Maarten Lankhorst wrote:
Hi Reif,
2009/12/8 Robert Reif reif@earthlink.net:
Francois Gouget wrote:
Also, as far as I know, DirectSound works on top of all our backend drivers.
It works through the WAVE API on most drivers which requires software mixing and format conversions. Even the direct sound drivers only implement a single hardware buffer which means that even direct sound goes through the software mixer and format conversions.
GASP, that's not such a problem that you make it out to be. Hell, winealsa even emulates a ring buffer with read calls, see f27d88e16fe..
Yes, a single ring buffer for all the software mixed direct sound buffers. A good driver implementation would have a ring buffer for every direct sound buffer. Therefore no requirement for any software mixing. That path is in the direct sound dll now but is not used because no driver supports it. In fact, when you rewrite the dll, you should be removing all existing code paths excepts this one.
If any direct sound driver implemented multiple buffers of any format, there would be no software mixing done in the direct sound dll. Everything would just pass through the direct sound dll directly to the driver untouched. We would also get multiple open support since it wouldn't matter which application the buffers came from.
The dsound timer would still tick and most of the time the app would still use the crappy remixer in dsound since games use DSBCAPS_LOCSOFTWARE these days.. Even more fundamentally, our winmm drivers are crap, full of literally copied versions of wineoss, just renamed and sedded, but never maintained. Spot the similar #if 0's...
The wavein/out drivers will be thrown out after we can forward to WASAPI, since the midi code is still handled in winmm afaict, a few of them will continue to live for that purpose..
Can I please have some new discussion point instead of you trying to bring up the same over and over? I'm growing tired of having to repeat myself so much..
I know this discussion is academic at this point but sound in wine is poor not because of a bad model but because of real poor and incomplete driver implementations. With the right driver, the current model for pre vista applications would have had no issues. This is the same problem Microsoft had and is one of the reasons they changed their audio system model.
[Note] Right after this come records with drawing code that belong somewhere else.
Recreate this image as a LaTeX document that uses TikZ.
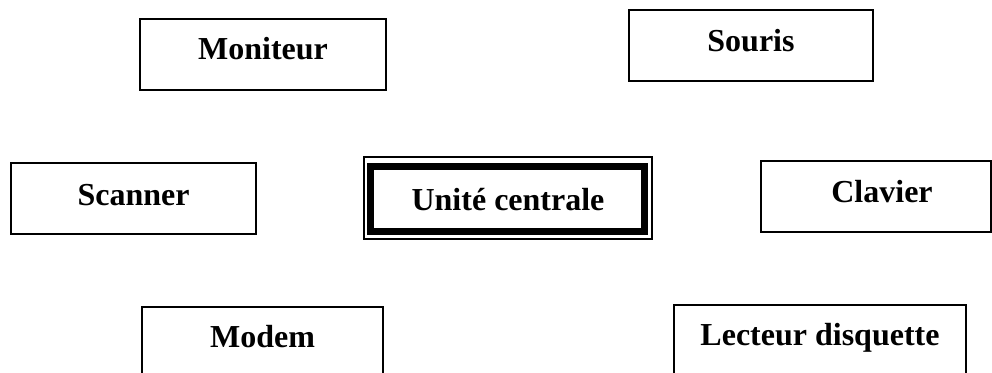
\documentclass[tikz,border=0pt]{standalone}
\usepackage{fontspec}
\setmainfont{Liberation Serif}
\begin{document}
\begin{tikzpicture}[x=1pt,y=-1pt,
  box/.style={draw=black, line width=2pt, inner sep=0pt, text depth=0pt,
    font=\fontsize{32}{38}\selectfont\bfseries, minimum height=71pt},
  thickframe/.style={draw=black, line width=7pt}]
\clip (0,0) rectangle (992,372);
\fill[white] (0,0) rectangle (992,372);
\node[box, minimum width=246pt, text height=9pt] (moni) at (263,54.5) {Moniteur};
\node[box, minimum width=244pt, text height=11pt] (souris) at (751,45.5) {Souris};
\node[box, minimum width=245pt, text height=13pt] (scan) at (133.5,198.5) {Scanner};
\node[box, minimum width=230pt, text height=11pt] (clav) at (876,196.5) {\hspace*{12pt}Clavier};
\node[box, minimum width=288pt, minimum height=82pt, text height=24pt, line width=1.6pt] (uc) at (508,198) {Unité centrale};
\draw[thickframe] ([shift={(7.5,10.5)}]uc.north west) rectangle ([shift={(-8.5,-8)}]uc.south east);
\node[box, minimum width=241pt, minimum height=80pt, text height=0pt] (modem) at (262.5,347) {Modem};
\node[box, minimum width=292pt, minimum height=80pt, text height=0pt] (lect) at (820,345) {Lecteur disquette};
\end{tikzpicture}
\end{document}
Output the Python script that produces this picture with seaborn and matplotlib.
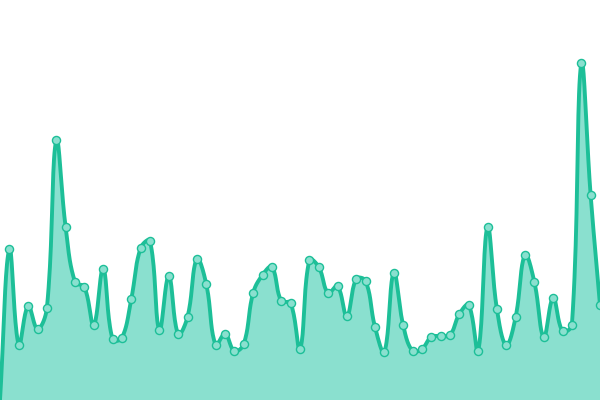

With the introduction of vista, a new model is required but just like vista, audio capabilities will be significantly reduced and backwards compatibility will become a big issue requiring workarounds. Also putting in new incomplete drivers that don't support everything required will just be repeating the same mistakes we already made. I don't want to see a new implementation start out with the same problems that the old system had because people didn't learn any lessons. We are already talking about hacks to fix things before the new implementation is even fully conceptualized. Not a good start.